The number of inhabitants to the square mile is 90, just half that of France, about a third that of Great Britain, and a fifth that of Belgium. This comparative scarcity is easily accounted for when we consider that nearly one-half (46 per cent.) of the territory still remains uncultivated; and although a considerable portion of this consists of mountain or of naturally sterile soil, a still larger portion of it is susceptible of some kind of cultivation, and even the portion under cultivation would under good husbandry, support a much larger population than it actually does.

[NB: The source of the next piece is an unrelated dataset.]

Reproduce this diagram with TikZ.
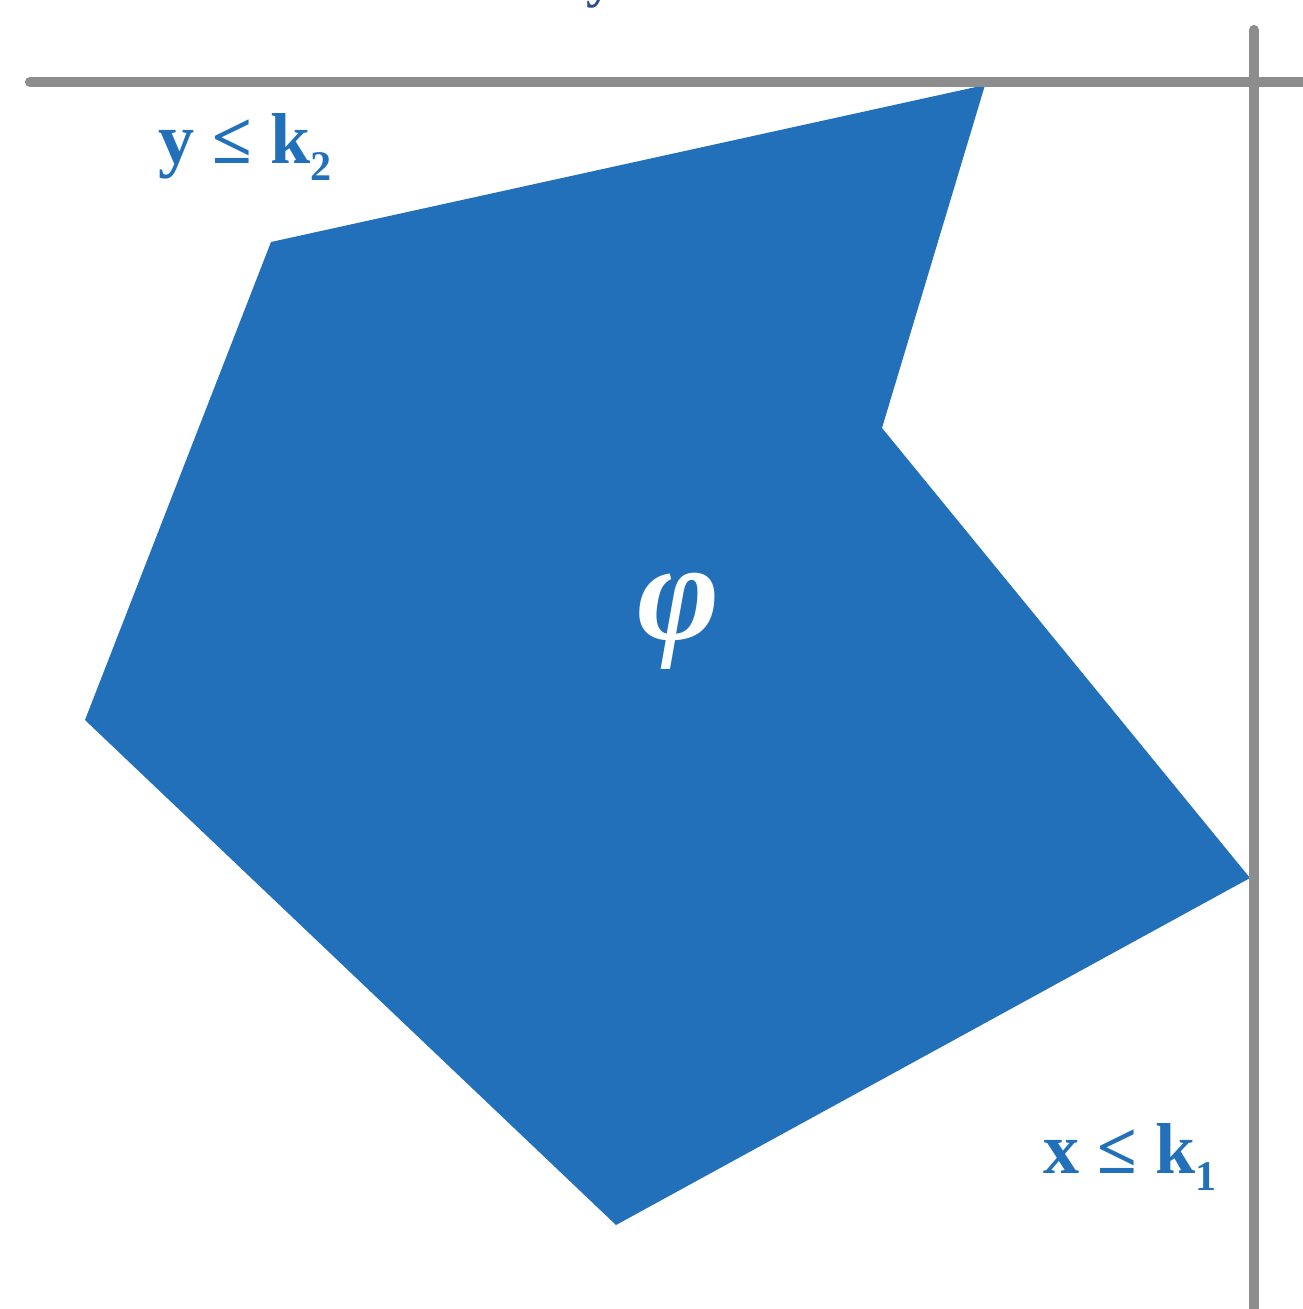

More than two-thirds (66.75 per cent.) of the whole working population of Spain are engaged in agriculture, and the total produce, including cereals and cattle of all kinds, wine and fruits, cork, woods, esparto grass, &c., after supplying the demand for home consumption, leaves a surplus of agricultural produce for exportation of the value of 14,000,000l. sterling. Those engaged in manufacturing industry and in commerce are reckoned at 10½ per cent, of the working population; but in Spain, as elsewhere, the relative numbers are slowly changing, following the conditions of modern European life; a greater proportionate number are annually withdrawn from agriculture, and are being added to the population of the great towns, and to the manufacturing industries. Thus, until the last census the highest population of Spain per square kilometre was to be found, not in the manufacturing provinces of Barcelona and Valencia, nor in the great mining provinces, but in the fishing and agricultural province of Pontevedra, in Galicia. In 1870 Pontevedra numbered 107, Barcelona 98 inhabitants to the square kilometre. In 1877 it is Barcelona that numbers 108, and Pontevedra 100 only. Next after these provinces come the two Basque ones of Guipuzcoa 88, and Biscay 87. The one almost wholly agricultural, the other mining and agricultural. The nearest after them is the province of Madrid, with only 77 per square kilometre, and Corunna and Alicante with 75. These figures will, we think, sufficiently indicate the character of Spanish industry.